Task - Report only the number of lines holding "this".

** START Supplied material **

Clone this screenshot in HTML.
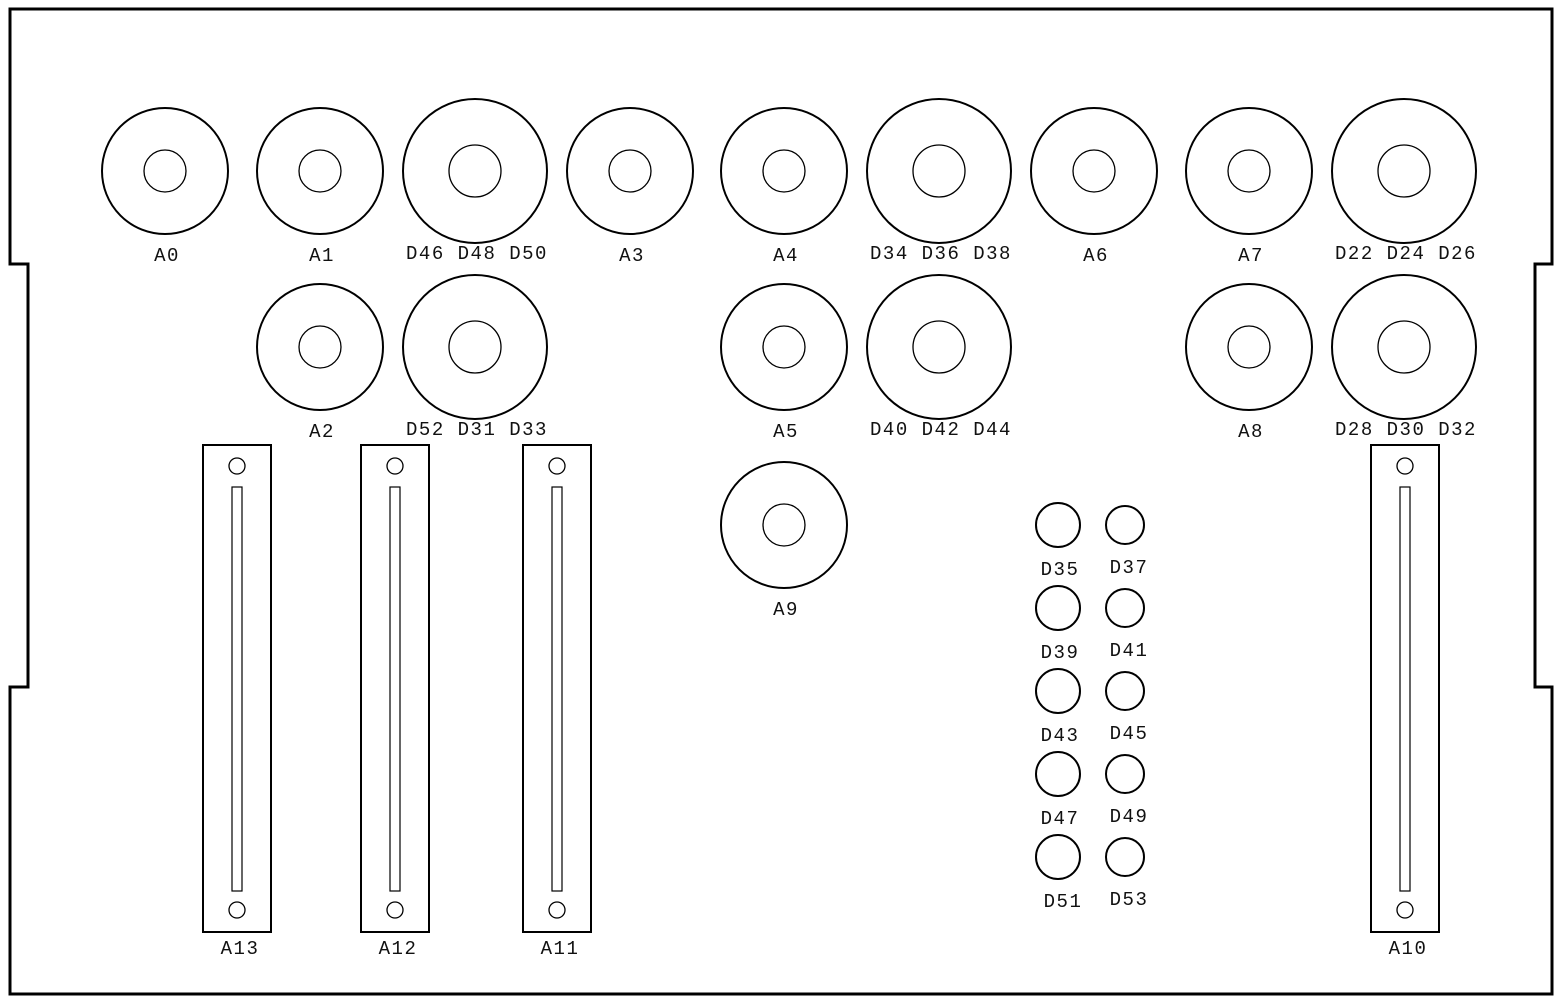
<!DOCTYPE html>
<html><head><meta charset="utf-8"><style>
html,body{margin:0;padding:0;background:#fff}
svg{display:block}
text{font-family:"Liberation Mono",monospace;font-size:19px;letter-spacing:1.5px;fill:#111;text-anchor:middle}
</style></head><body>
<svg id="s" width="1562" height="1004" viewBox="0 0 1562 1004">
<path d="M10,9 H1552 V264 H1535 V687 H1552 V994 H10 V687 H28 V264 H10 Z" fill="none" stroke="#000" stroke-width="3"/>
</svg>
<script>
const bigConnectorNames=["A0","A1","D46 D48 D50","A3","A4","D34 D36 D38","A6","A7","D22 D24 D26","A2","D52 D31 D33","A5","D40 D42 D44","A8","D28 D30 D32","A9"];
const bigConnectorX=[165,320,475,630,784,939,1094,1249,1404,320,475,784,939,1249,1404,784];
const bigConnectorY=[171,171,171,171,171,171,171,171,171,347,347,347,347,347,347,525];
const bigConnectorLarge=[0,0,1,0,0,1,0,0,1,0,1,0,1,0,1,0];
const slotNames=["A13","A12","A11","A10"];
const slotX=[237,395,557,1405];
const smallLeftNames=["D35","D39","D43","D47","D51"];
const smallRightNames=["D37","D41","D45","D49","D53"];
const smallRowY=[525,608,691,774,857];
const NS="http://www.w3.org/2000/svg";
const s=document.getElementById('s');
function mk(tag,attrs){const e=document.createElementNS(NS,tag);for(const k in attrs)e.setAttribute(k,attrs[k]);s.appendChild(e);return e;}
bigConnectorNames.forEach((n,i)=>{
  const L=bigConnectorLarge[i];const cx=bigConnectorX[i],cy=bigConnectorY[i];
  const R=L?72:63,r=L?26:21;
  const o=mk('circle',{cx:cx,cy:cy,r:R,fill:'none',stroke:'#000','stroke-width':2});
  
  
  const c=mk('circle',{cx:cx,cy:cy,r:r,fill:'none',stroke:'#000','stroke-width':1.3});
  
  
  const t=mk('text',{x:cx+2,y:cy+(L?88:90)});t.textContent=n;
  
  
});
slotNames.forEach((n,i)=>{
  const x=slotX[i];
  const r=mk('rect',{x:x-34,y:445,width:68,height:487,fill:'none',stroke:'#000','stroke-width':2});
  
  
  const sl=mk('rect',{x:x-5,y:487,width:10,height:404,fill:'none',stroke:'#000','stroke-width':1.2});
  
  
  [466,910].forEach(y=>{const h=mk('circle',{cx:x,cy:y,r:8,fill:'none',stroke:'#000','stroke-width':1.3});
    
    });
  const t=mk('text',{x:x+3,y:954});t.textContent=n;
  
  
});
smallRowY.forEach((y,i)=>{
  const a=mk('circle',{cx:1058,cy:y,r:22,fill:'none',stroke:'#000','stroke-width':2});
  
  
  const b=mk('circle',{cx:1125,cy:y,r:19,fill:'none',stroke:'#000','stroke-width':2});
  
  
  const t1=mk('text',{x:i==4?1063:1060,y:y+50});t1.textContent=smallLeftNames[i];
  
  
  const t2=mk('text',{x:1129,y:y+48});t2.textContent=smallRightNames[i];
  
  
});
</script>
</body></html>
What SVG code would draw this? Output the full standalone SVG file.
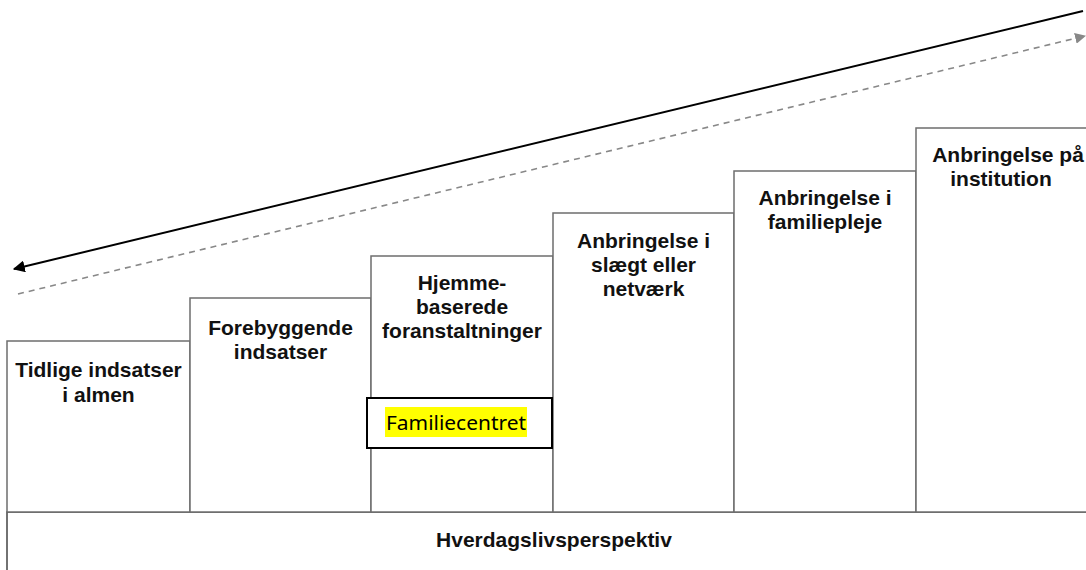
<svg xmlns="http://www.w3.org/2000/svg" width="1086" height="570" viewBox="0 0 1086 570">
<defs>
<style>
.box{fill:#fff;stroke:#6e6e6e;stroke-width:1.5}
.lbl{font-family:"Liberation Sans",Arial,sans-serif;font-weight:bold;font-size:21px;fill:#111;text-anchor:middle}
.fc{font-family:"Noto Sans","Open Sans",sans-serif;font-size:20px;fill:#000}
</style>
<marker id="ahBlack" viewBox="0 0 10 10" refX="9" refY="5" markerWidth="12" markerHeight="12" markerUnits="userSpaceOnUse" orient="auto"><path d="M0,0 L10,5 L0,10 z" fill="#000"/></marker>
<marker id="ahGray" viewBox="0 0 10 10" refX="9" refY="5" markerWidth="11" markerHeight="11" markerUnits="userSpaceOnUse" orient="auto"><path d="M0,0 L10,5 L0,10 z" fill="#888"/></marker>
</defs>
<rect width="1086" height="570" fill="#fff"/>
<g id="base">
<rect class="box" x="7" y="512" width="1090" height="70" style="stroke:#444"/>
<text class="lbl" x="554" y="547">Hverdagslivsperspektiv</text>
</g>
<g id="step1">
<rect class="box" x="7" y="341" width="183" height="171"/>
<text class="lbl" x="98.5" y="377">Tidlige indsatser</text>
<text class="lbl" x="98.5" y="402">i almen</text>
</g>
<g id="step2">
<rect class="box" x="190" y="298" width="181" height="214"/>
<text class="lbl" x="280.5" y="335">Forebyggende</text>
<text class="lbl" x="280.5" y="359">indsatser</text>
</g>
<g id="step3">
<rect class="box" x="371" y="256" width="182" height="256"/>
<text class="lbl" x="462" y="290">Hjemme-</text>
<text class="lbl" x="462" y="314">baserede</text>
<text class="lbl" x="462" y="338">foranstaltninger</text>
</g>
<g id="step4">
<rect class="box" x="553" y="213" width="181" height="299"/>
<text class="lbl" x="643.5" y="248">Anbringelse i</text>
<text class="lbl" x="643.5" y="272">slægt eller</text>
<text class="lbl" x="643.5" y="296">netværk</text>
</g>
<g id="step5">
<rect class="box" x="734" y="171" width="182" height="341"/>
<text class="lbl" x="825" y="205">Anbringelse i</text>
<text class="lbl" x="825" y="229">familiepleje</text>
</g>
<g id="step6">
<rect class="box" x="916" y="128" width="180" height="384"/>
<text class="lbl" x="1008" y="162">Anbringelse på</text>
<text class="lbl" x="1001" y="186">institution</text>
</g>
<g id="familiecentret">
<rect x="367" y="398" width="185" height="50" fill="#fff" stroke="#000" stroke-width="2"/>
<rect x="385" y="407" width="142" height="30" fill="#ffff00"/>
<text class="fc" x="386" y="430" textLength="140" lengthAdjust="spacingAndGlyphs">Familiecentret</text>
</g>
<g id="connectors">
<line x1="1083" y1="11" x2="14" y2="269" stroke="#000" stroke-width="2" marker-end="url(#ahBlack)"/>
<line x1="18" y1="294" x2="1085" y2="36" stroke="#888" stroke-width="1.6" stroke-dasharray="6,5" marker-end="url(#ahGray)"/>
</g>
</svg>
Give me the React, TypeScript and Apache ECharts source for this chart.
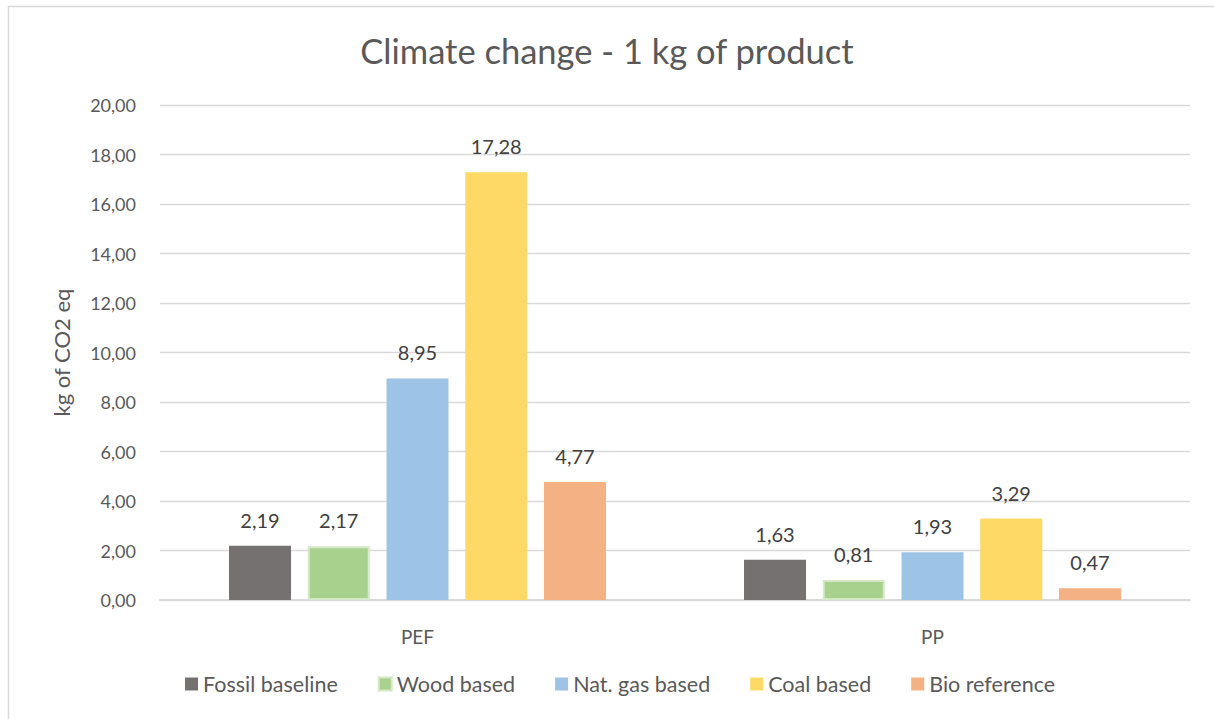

** END Supplied material **

The completed task - 3